What You Need to Know About Fee-only Financial Advisors

A friend recently told me that her MBA-degreed 60 year-old-brother, Michael, admitted he didn’t know how his financial advisor Meg, affiliated with one of the country’s top financial firms, made her money.

What?!?!?! Michael, with $3,000,000 in investments, is a pretty savvy fellow. How could he not know how Meg earns her keep? Is she a fee-only advisor that legally must put her client’s interests first, or a commission-based advisor that may at times have a conflict of interest between what will pay her the most and what will be best for Michael?

This topic is germane right now. Earlier this year, the Department of Labor (DOL) announced that the fiduciary rule , which went into effect on June 9, 2017, will phase in through July 1, 2019. This rule mandates that all financial professionals who work with retirement plans or provide advice on retirement accounts act as a fiduciary. A fiduciary is a person who is legally bound to give advice that is in the best interest of his or her client. The gist of the new ruling is that brokers must put their clients’ interests before their own when handling retirement accounts. (It pains me that this is something that needs to be said, let alone ruled on by the government.)

Note: the new fiduciary rule applies only to advisors working with retirement accounts.

The rule doesn’t apply to advice provided on investments held outside of retirement accounts. That means you will still have to do your homework to find an advisor who has a legal obligation to provide advice that is in your best interest across all your account types. The easiest way to find such an advisor is to seek out a fee-only advisor.

Based on the firm Meg works for (which shall remain anonymous) it’s a safe bet that she is a commission-based financial advisor. She likely receives some compensation from the financial products she recommends to her clients. I haven’t asked my friend, but I speculate that Michael has been sold a fair amount of high-priced actively managed funds and variable annuities.

Perhaps Michael would be better served by engaging with a fee-only “no commission” advisor. Such an individual cannot receive commissions from product sales. Having no commissions helps reduce conflicts of interest with the advice the advisor gives.

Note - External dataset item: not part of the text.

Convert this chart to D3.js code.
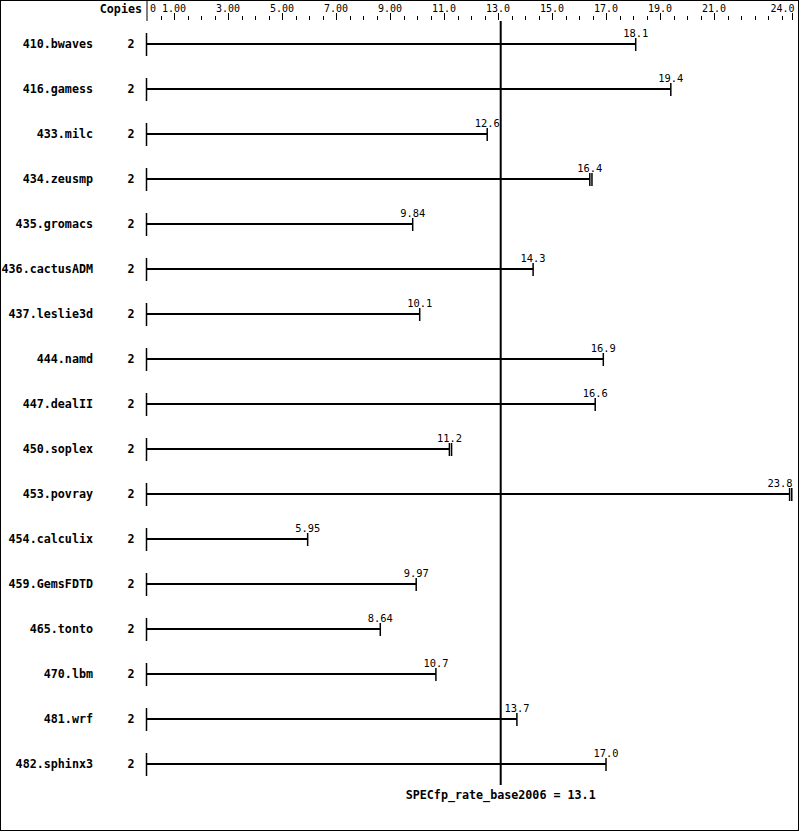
<!DOCTYPE html>
<html>
<head>
<meta charset="utf-8">
<script src="https://cdn.jsdelivr.net/npm/d3@7"></script>
<style>
  html, body { margin: 0; padding: 0; background: #fff; }
  svg { display: block; }
  text { font-family: "DejaVu Sans Mono", "Liberation Mono", monospace; fill: #000; }
</style>
</head>
<body>
<svg id="chart" width="799" height="831"></svg>
<script>
// ---- data ----
const benchmarks = ["410.bwaves","416.gamess","433.milc","434.zeusmp","435.gromacs","436.cactusADM",
  "437.leslie3d","444.namd","447.dealII","450.soplex","453.povray","454.calculix","459.GemsFDTD",
  "465.tonto","470.lbm","481.wrf","482.sphinx3"];
const copies = [2,2,2,2,2,2,2,2,2,2,2,2,2,2,2,2,2];
const ratios = [18.1,19.4,12.6,16.4,9.84,14.3,10.1,16.9,16.6,11.2,23.8,5.95,9.97,8.64,10.7,13.7,17.0];
const ratioLabels = ["18.1","19.4","12.6","16.4","9.84","14.3","10.1","16.9","16.6","11.2","23.8","5.95","9.97","8.64","10.7","13.7","17.0"];
// second run (copy) results where visibly different
const ratios2 = [18.1,19.4,12.6,16.48,9.84,14.3,10.1,16.9,16.6,11.28,23.88,5.95,9.97,8.64,10.7,13.7,17.0];
const tickValues = [1,3,5,7,9,11,13,15,17,19,21,23.87];
const tickLabels = ["1.00","3.00","5.00","7.00","9.00","11.0","13.0","15.0","17.0","19.0","21.0","24.0"];
const axisMax = 23.87;
const meanValue = 13.1;
const meanLabel = "SPECfp_rate_base2006 = 13.1";

// ---- layout ----
const W = 799, H = 831;
const svg = d3.select("#chart");
const x = d3.scaleLinear().domain([0, axisMax]).range([147, 791.5]);
const y = d3.scalePoint().domain(benchmarks).range([44, 764]);

// border
svg.append("rect").attr("x",0.5).attr("y",0.5).attr("width",W-1).attr("height",H-1)
  .attr("fill","none").attr("stroke","#000").attr("stroke-width",1);

// top axis
const ax = svg.append("g");
ax.append("line").attr("x1",x(0)).attr("x2",x(0)).attr("y1",1).attr("y2",21)
  .attr("stroke","#000").attr("stroke-width",1);
ax.append("text").attr("x",x(0)+3).attr("y",12).attr("font-size",10).text("0");
const minor = d3.range(0.5, axisMax, 0.5).filter(v => !tickValues.includes(v));
ax.selectAll("line.minor").data(minor).join("line").attr("class","minor")
  .attr("x1",d=>Math.round(x(d))+0.5).attr("x2",d=>Math.round(x(d))+0.5)
  .attr("y1",16).attr("y2",20).attr("stroke","#000");
ax.selectAll("line.major").data(tickValues).join("line").attr("class","major")
  .attr("x1",d=>Math.round(x(d))+0.5).attr("x2",d=>Math.round(x(d))+0.5)
  .attr("y1",13).attr("y2",20).attr("stroke","#000");
ax.selectAll("text.tl").data(tickValues).join("text").attr("class","tl")
  .attr("x",(d,i)=> i===tickValues.length-1 ? x(d)+3 : x(d))
  .attr("y",12).attr("font-size",10)
  .attr("text-anchor",(d,i)=> i===tickValues.length-1 ? "end" : "middle")
  .text((d,i)=>tickLabels[i]);
svg.append("text").attr("x",142).attr("y",13).attr("font-size",11.7).attr("font-weight","bold")
  .attr("text-anchor","end").text("Copies");

// rows
const rows = svg.selectAll("g.row").data(benchmarks).join("g").attr("class","row");
rows.append("text").attr("x",93).attr("y",d=>y(d)+4).attr("font-size",11.7).attr("font-weight","bold")
  .attr("text-anchor","end").text(d=>d);
rows.append("text").attr("x",131).attr("y",d=>y(d)+4).attr("font-size",11.7).attr("font-weight","bold")
  .attr("text-anchor","middle").text((d,i)=>copies[i]);
rows.append("line").attr("x1",x(0)-0.5).attr("x2",x(0)-0.5)
  .attr("y1",d=>y(d)-11).attr("y2",d=>y(d)+12).attr("stroke","#000").attr("stroke-width",1.5);
rows.append("line").attr("x1",x(0)).attr("x2",(d,i)=>x(ratios[i]))
  .attr("y1",d=>y(d)).attr("y2",d=>y(d)).attr("stroke","#000").attr("stroke-width",2);
rows.append("line").attr("x1",(d,i)=>x(ratios[i])).attr("x2",(d,i)=>x(ratios[i]))
  .attr("y1",d=>y(d)-6).attr("y2",d=>y(d)+7).attr("stroke","#000").attr("stroke-width",1.5);
rows.filter((d,i)=>ratios2[i]!==ratios[i]).append("line")
  .attr("x1",d=>x(ratios2[benchmarks.indexOf(d)])).attr("x2",d=>x(ratios2[benchmarks.indexOf(d)]))
  .attr("y1",d=>y(d)-6).attr("y2",d=>y(d)+7).attr("stroke","#000").attr("stroke-width",1.5);
rows.append("text")
  .attr("x",(d,i)=>Math.min(x(ratios[i]), 780))
  .attr("y",d=>y(d)-7).attr("font-size",10.4).attr("text-anchor","middle")
  .text((d,i)=>ratioLabels[i]);

// mean line
svg.append("line").attr("x1",x(meanValue)).attr("x2",x(meanValue))
  .attr("y1",21).attr("y2",785).attr("stroke","#000").attr("stroke-width",2);
svg.append("text").attr("x",x(meanValue)).attr("y",799).attr("font-size",11.7).attr("font-weight","bold")
  .attr("text-anchor","middle").text(meanLabel);
</script>
</body>
</html>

How fee-only services work

With a fee-only advisor or firm, their compensation comes from you – you hire them to provide a service. Contrast this with someone who works for a bank, brokerage firm or insurance company where the company hires the advisor to sell products to you. I think it makes sense to seek out fee-only advisors. After all, if you consider where someone’s paycheck comes from, that tells you quite a bit about where their loyalty lies.

A fee-only advisor’s rates are based on a percentage of the assets they manage for you and debited out of your account each quarter, or they charge a flat annual fee or an hourly rate. Make sure you ask a fee-only advisor what services they deliver for their fee. Some only manage a portfolio while others provide comprehensive financial planning and tax planning in addition to portfolio management. Expect to pay slightly less for advisors focused only on investment management and slightly more if comprehensive planning services are also part of the package.

Related: Six Smart Year-End Tax-Saving Money Moves

The folks who propose that commission-based services are best often argue that you may pay more over time with a fee-only advisor vs. a one-time commission for a product that you buy and own for many years. I understand this viewpoint – but in reality, many commission-based advisors try to move their clients into new products every few years, thus generating more commissions, and in many cases costing more than a fee-only advisor who charges a percentage of assets. Even if it doesn’t cost more, the client often loses out by being in products that the brokerage firm wanted to push that year – even though that wasn’t the best choice for the client’s goals.

Fee-based is different from fee-only

Fee-based is not the same as fee-only. Fee-based financial advisors can receive compensation from fees paid by you and from commissions paid to them by a brokerage firm, mutual fund company, insurance company, or investment partnership. Make sure you know what these fees are.

Even though both fee-only and fee-based financial advisors may have accounts they manage where they charge a percentage of the assets, the investments they place inside these accounts can be very different. Fee-only financial advisors have a fiduciary responsibility to choose investments that are in your best interest. They typically use investments that have low internal expenses, such as no-load mutual funds, stocks, and bonds; investments that have no 12(b)1 fees. A fee-based advisor may use higher-fee investments inside the fee-based account as they have no obligation to try to find the options that are in your best interest.

Be aware that many advisors who are “fee-based” recommend clients invest in a managed account. A managed account (also known as a “wrap account”) is a type of investment management service that packages together a group of investments for you. Some managed accounts offer a good service for the price; others have high fees and tax inefficiencies. The challenge is figuring out which is which. For example, the financial products offered inside a managed account may pay incentives to the company the advisor works for, which means it may not be as objective as it appears.